Embarking on international internet retailing is perfectly possible, and significantly increases target customer groups. However, before taking on the major players in the industry, online retailers must think about a few key considerations – especially when it comes to the payments side.

Decide on payment methods

Only those who understand and implement the principles of international online shops have the opportunity to be among the most successful retailers. It’s important that retailers offer the appropriate payment methods for each country; Britain for example has different online payment preferences from the Germans, Dutch, Polish or Swiss. In order to reach the highest proportion of buyers, they should at least offer the top three payment methods in each country where they are actively selling.

Geo-targeting: detecting users automatically

In order to offer customers the relevant payment methods, retailers should look at geo-targeting. Although this is not really a new issue, it’s frequently neglected. The simplest method in order to know which country the customer is located is to ask for the buyer’s country on the shop site, for example via a selection field or the delivery address at the checkout. Alternatively, geo-targeting can be applied invisibly for the user by reading the browser or system language and analysing the IP address.

Taking industries and target groups into account

The better online retailers know their customers, the simpler it is for them to select the right payment methods. When considering payment processes by types of goods it becomes clear that credit cards work very well when buying services – for example when booking travel. For this type of service, one in two purchases are made by credit card no matter what country. Credit cards are also important when buying digital goods such as music or downloads.

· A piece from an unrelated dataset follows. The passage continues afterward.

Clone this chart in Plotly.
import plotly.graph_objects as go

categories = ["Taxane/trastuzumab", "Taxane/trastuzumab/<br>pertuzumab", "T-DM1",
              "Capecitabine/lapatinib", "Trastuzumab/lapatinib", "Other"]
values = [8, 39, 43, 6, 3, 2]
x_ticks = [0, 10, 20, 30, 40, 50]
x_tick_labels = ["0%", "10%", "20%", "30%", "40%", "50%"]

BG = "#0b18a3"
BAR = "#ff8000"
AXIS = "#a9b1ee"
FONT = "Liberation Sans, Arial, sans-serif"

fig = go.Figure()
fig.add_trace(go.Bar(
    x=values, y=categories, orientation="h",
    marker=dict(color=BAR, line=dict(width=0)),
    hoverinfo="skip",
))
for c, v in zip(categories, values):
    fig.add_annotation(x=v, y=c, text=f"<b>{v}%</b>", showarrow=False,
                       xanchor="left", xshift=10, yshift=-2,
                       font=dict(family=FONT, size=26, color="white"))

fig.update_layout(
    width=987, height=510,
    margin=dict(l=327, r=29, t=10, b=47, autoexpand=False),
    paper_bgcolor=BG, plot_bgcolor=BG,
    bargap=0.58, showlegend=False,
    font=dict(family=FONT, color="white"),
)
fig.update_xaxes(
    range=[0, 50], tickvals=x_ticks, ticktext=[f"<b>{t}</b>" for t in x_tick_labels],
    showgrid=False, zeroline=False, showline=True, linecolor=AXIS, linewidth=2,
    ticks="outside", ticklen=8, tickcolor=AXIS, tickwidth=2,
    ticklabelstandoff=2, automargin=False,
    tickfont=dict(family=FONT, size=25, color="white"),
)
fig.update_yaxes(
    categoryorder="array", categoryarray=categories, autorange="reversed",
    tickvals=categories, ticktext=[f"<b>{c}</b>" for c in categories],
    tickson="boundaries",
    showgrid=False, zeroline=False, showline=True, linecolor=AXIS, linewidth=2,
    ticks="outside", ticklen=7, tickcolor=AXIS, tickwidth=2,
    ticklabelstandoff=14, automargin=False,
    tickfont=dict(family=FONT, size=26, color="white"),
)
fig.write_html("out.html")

Use the expertise of others

Retailers who outsource services to payment providers (PSPs) for example, should take advantage of their local expertise as well as using them to offer new payment services. PSPs also help the retailer to collect the money so that payments arrive in the retailer’s account in foreign currencies such as euros or dollars.

Complete precise analysis

On average, 10 per cent of international customers abandon the payment page before making a purchase, meaning there is something wrong with the checkout procedure. Retailers should use tracking methods to find out what is causing this. Whatever makes them stop, retailers should find out what it is and try to remove the barriers to them completing the transaction.